Now the expected growth rate is a tricky question. What should be the expected growth rate? Can't the company grow more if the margins are higher? Yes it has to be conceded that high prices might deter growth but still there is that positive slope till the peak. Should the expected growth rate be equal to the growth rate of the country? But then wouldn't a higher growth rate be better for the country?

I could just be a traditional capitalist and play with the prices according to how the rest of the market behaves. For example I could charge a person higher accordingly as he can afford to pay more or accordingly as he is less aware. I could charge as much as my competitors are charging. I could make a killing in areas where there is no competition.
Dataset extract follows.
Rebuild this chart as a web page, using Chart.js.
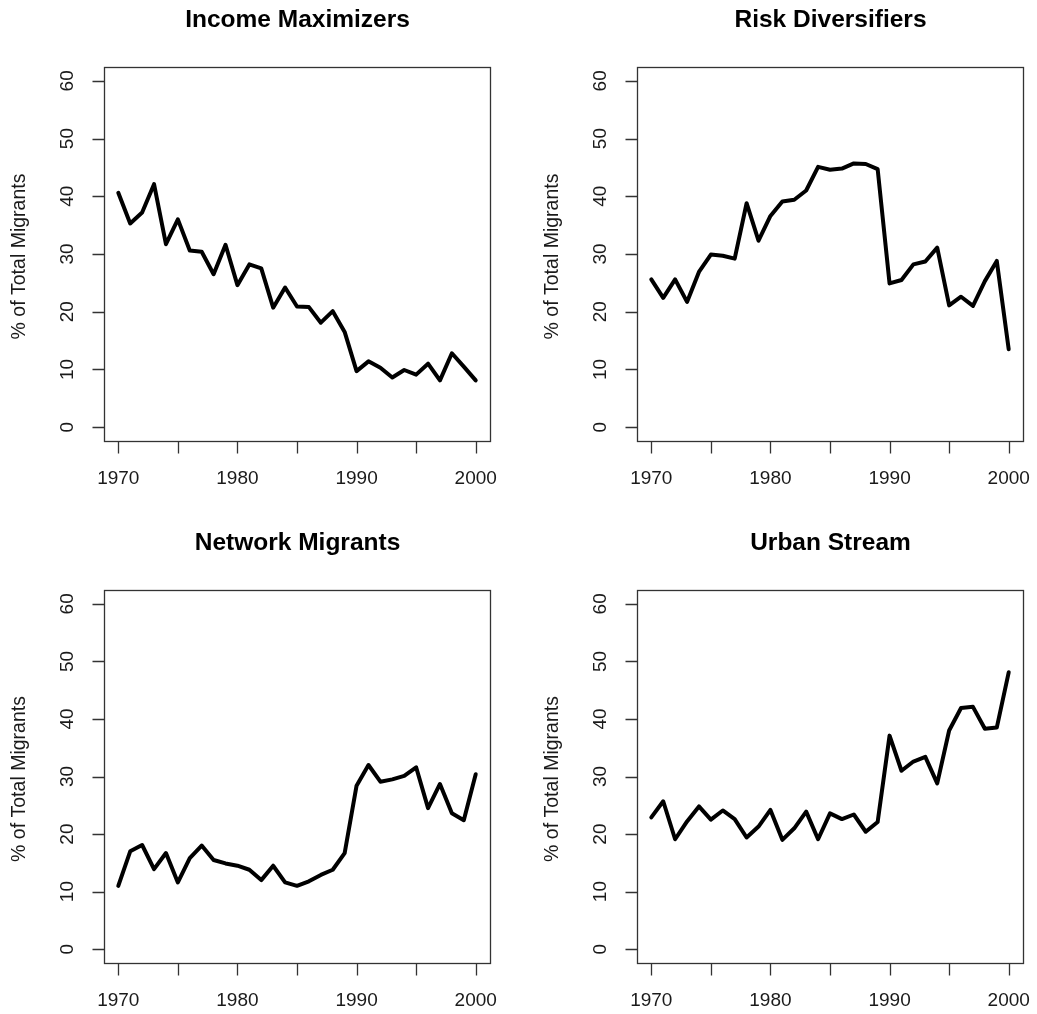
<!DOCTYPE html>
<html>
<head>
<meta charset="utf-8">
<script src="https://cdn.jsdelivr.net/npm/chart.js@4/dist/chart.umd.min.js"></script>
<style>
  html, body { margin: 0; padding: 0; background: #fff; }
  #page { position: relative; width: 1037px; height: 1014px; overflow: hidden; }
  canvas { position: absolute; }
</style>
</head>
<body>
<div id="page">
  <canvas id="c0"></canvas>
  <canvas id="c1"></canvas>
  <canvas id="c2"></canvas>
  <canvas id="c3"></canvas>
</div>
<script>
// 年份
const years = [1970, 1971, 1972, 1973, 1974, 1975, 1976, 1977, 1978, 1979,
  1980, 1981, 1982, 1983, 1984, 1985, 1986, 1987, 1988, 1989,
  1990, 1991, 1992, 1993, 1994, 1995, 1996, 1997, 1998, 1999, 2000];

// 各类移民所占百分比
const incomeMaximizers = [40.6, 35.3, 37.2, 42.1, 31.7, 36.0, 30.6, 30.4, 26.5, 31.6,
  24.6, 28.2, 27.5, 20.7, 24.2, 20.9, 20.8, 18.1, 20.1, 16.5,
  9.7, 11.4, 10.3, 8.6, 9.9, 9.1, 11.0, 8.1, 12.8, 10.5, 8.1];

const riskDiversifiers = [25.6, 22.4, 25.6, 21.7, 26.9, 29.9, 29.7, 29.2, 38.8, 32.3,
  36.6, 39.1, 39.4, 41.0, 45.1, 44.6, 44.8, 45.7, 45.6, 44.7,
  24.9, 25.5, 28.2, 28.7, 31.1, 21.1, 22.6, 21.0, 25.3, 28.8, 13.5];

const networkMigrants = [11.0, 17.0, 18.1, 13.9, 16.7, 11.6, 15.8, 18.0, 15.5, 14.9,
  14.5, 13.8, 12.0, 14.5, 11.6, 11.0, 11.8, 12.9, 13.8, 16.7,
  28.4, 32.0, 29.1, 29.5, 30.1, 31.6, 24.5, 28.7, 23.6, 22.4, 30.4];

const urbanStream = [22.9, 25.7, 19.1, 22.2, 24.8, 22.5, 24.1, 22.6, 19.4, 21.3,
  24.2, 19.0, 21.0, 23.9, 19.1, 23.6, 22.6, 23.4, 20.4, 22.1,
  37.1, 31.0, 32.6, 33.4, 28.8, 38.0, 41.9, 42.1, 38.3, 38.5, 48.1];

// 刻度
const xTicks = [1970, 1980, 1990, 2000];
const xMinorTicks = [1970, 1975, 1980, 1985, 1990, 1995, 2000];
const yTicks = [0, 10, 20, 30, 40, 50, 60];

const titles = ['Income Maximizers', 'Risk Diversifiers', 'Network Migrants', 'Urban Stream'];
const yTitle = '% of Total Migrants';

const panels = [
  { id: 'c0', title: titles[0], values: incomeMaximizers, col: 0, row: 0 },
  { id: 'c1', title: titles[1], values: riskDiversifiers, col: 1, row: 0 },
  { id: 'c2', title: titles[2], values: networkMigrants, col: 0, row: 1 },
  { id: 'c3', title: titles[3], values: urbanStream, col: 1, row: 1 }
];

const FONT = '"Liberation Sans", Arial, Helvetica, sans-serif';

// 画边框、刻度、标签和标题
const framePlugin = {
  id: 'rFrame',
  afterDraw(chart, args, opts) {
    const ctx = chart.ctx;
    const a = chart.chartArea;
    const xs = chart.scales.x;
    const ys = chart.scales.y;
    const L = Math.round(a.left) + 0.5, R = Math.round(a.right) + 0.5;
    const T = Math.round(a.top) + 0.5, B = Math.round(a.bottom) + 0.5;
    ctx.save();
    ctx.strokeStyle = '#333';
    ctx.lineWidth = 1.3;
    ctx.strokeRect(L, T, R - L, B - T);

    // x 刻度
    ctx.beginPath();
    xMinorTicks.forEach(v => {
      const px = Math.round(xs.getPixelForValue(v)) + 0.5;
      ctx.moveTo(px, B);
      ctx.lineTo(px, B + 12);
    });
    // y 刻度
    yTicks.forEach(v => {
      const py = Math.round(ys.getPixelForValue(v)) + 0.5;
      ctx.moveTo(L, py);
      ctx.lineTo(L - 12, py);
    });
    ctx.stroke();

    ctx.fillStyle = '#1a1a1a';
    ctx.font = '19px ' + FONT;
    ctx.textAlign = 'center';
    ctx.textBaseline = 'middle';
    xTicks.forEach(v => {
      ctx.fillText(String(v), xs.getPixelForValue(v), B + 37);
    });
    yTicks.forEach(v => {
      ctx.save();
      ctx.translate(L - 37, ys.getPixelForValue(v));
      ctx.rotate(-Math.PI / 2);
      ctx.fillText(String(v), 0, 0);
      ctx.restore();
    });

    // y 轴标题
    ctx.save();
    ctx.font = '19.5px ' + FONT;
    ctx.translate(L - 85, (T + B) / 2 + 2);
    ctx.rotate(-Math.PI / 2);
    ctx.fillText(yTitle, 0, 0);
    ctx.restore();

    // 图标题
    ctx.fillStyle = '#000';
    ctx.font = 'bold 24.5px ' + FONT;
    ctx.textBaseline = 'alphabetic';
    ctx.fillText(opts.text, (L + R) / 2, T - 41);
    ctx.restore();
  }
};

panels.forEach(p => {
  const cv = document.getElementById(p.id);
  const w = p.col === 0 ? 518 : 519;
  const h = 507;
  cv.width = w;
  cv.height = h;
  cv.style.left = (p.col * 518) + 'px';
  cv.style.top = (p.row * 507) + 'px';
  cv.style.width = w + 'px';
  cv.style.height = h + 'px';

  const pad = {
    left: p.col === 0 ? 104 : 119,
    right: p.col === 0 ? 28 : 14,
    top: p.row === 0 ? 67 : 83,
    bottom: p.row === 0 ? 66 : 51
  };

  new Chart(cv.getContext('2d'), {
    type: 'line',
    data: {
      datasets: [{
        data: years.map((yr, i) => ({ x: yr, y: p.values[i] })),
        borderColor: '#000',
        borderWidth: 4,
        borderJoinStyle: 'round',
        borderCapStyle: 'round',
        pointRadius: 0,
        tension: 0,
        fill: false
      }]
    },
    options: {
      responsive: false,
      animation: false,
      devicePixelRatio: 1,
      layout: { padding: pad },
      scales: {
        x: { type: 'linear', min: 1968.8, max: 2001.2, display: false },
        y: { type: 'linear', min: -2.4, max: 62.4, display: false }
      },
      plugins: {
        legend: { display: false },
        tooltip: { enabled: false },
        rFrame: { text: p.title }
      }
    },
    plugins: [framePlugin]
  });
});
</script>
</body>
</html>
But the socialist in me is pulling me back from doing that. I cannot give two rates to two different people based on their circumstances or their knowledge. I can not bring myself to give two answers to the same question - "What is the price of this product?". When I had stated my intentions of starting a company, people who knew me told I wouldn't survive as a businessman without engaging in malpractices. I said I will. Neither them nor me ever thought of this kind of predicament that I really have to face.

My take on the issue is that, prices should be determined by the costs involved and not the intended profits to be made and that the fair margin should just be a cost. So if we include a fair margin as a cost we have a solution to the problem. Price of the product equals the cost of the product (See also - True Cost of Things) + the Fair margin. Now if we have an equation or a method to find the fair price then we have a fair pricing strategy. But alas!, both the parameters - ie the true cost and the fair margins - are kind of difficult to find, as we have seen, and my pursuit still continues.